Real-World Impact Scenarios

Scenario one: You're applying for a mortgage during economic volatility. With updated models, the bank has more current data about market conditions and can make a more informed decision about your application.

Scenario two: You've rebuilt your credit after past financial troubles. Newer models might weigh recent positive behavior more heavily than old mistakes, giving you a fairer shot.

Scenario three: You're in a demographic that's been historically underserved by lenders. Better model transparency helps identify and correct biases that might have hurt your chances before.

Of course, the opposite could happen in each case. The technology is neutral—outcomes depend on implementation.

The Competitive Implications

Banks that adopt this can make faster, better lending decisions. That's a competitive advantage. Approve loans competitors reject because your model is more accurate. Offer better rates because your risk assessment is more precise.

Smaller lenders might get squeezed though. If they can't afford Experian's tool or similar AI solutions, they're stuck with slower, less accurate manual processes. That concentrates lending power in bigger institutions.
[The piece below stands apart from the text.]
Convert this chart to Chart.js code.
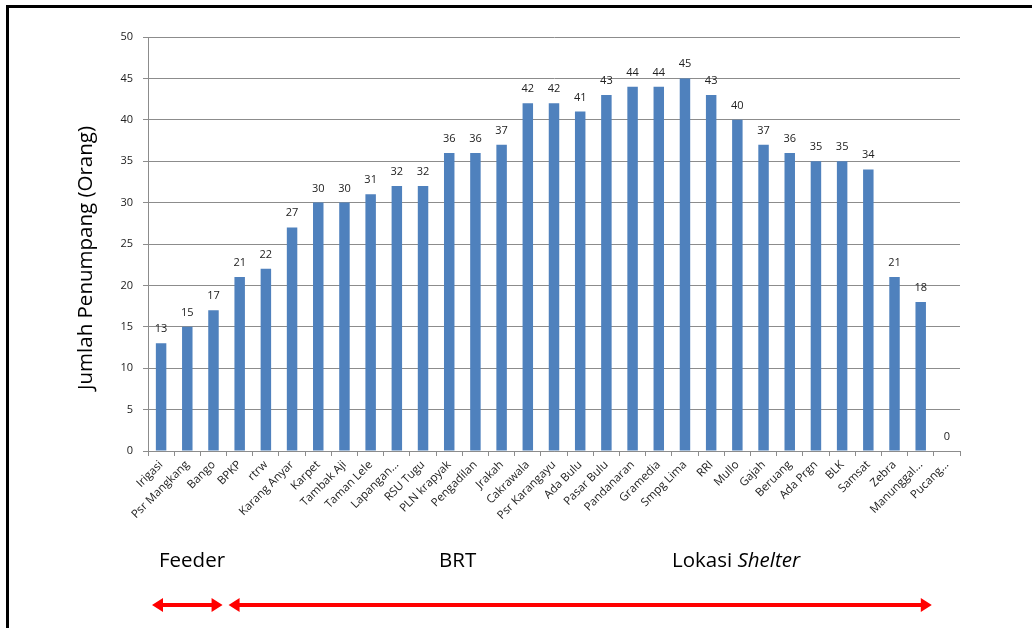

The credit ecosystem is already tilted toward large players. AI tools could accelerate that consolidation.

What This Signals About Financial Services

This is one piece of a broader trend: AI transforming financial services at every level. Trading algorithms, fraud detection, customer service, underwriting—it's all getting automated.

For consumers, that means faster services and potentially better outcomes. But also less human interaction and more algorithmic decision-making affecting major life events.

The financial system is becoming more efficient. Whether it's becoming more fair is an open question.

My Take

I'm cautiously optimistic about Experian's tool. Faster, more accurate lending decisions benefit everyone. Improved transparency could help address bias in credit models.

But I'm also wary. AI in finance has huge potential for both improvement and harm. The outcomes depend entirely on how it's implemented and who's held accountable for results.

If you're applying for credit in the next few years, you might not even know that AI tools are evaluating you. The lending process looks the same from your perspective. Behind the scenes though, the decision-making is fundamentally changing.

That's worth paying attention to, even if you can't directly influence it. Understanding how these systems work—or at least knowing they exist—makes you a more informed consumer.

The financial services industry is being rebuilt on AI foundations. This Experian tool is one brick in that new structure. Whether we're building something better or just something faster remains to be seen.

For now, I'm hoping for faster AND better. We'll find out soon enough.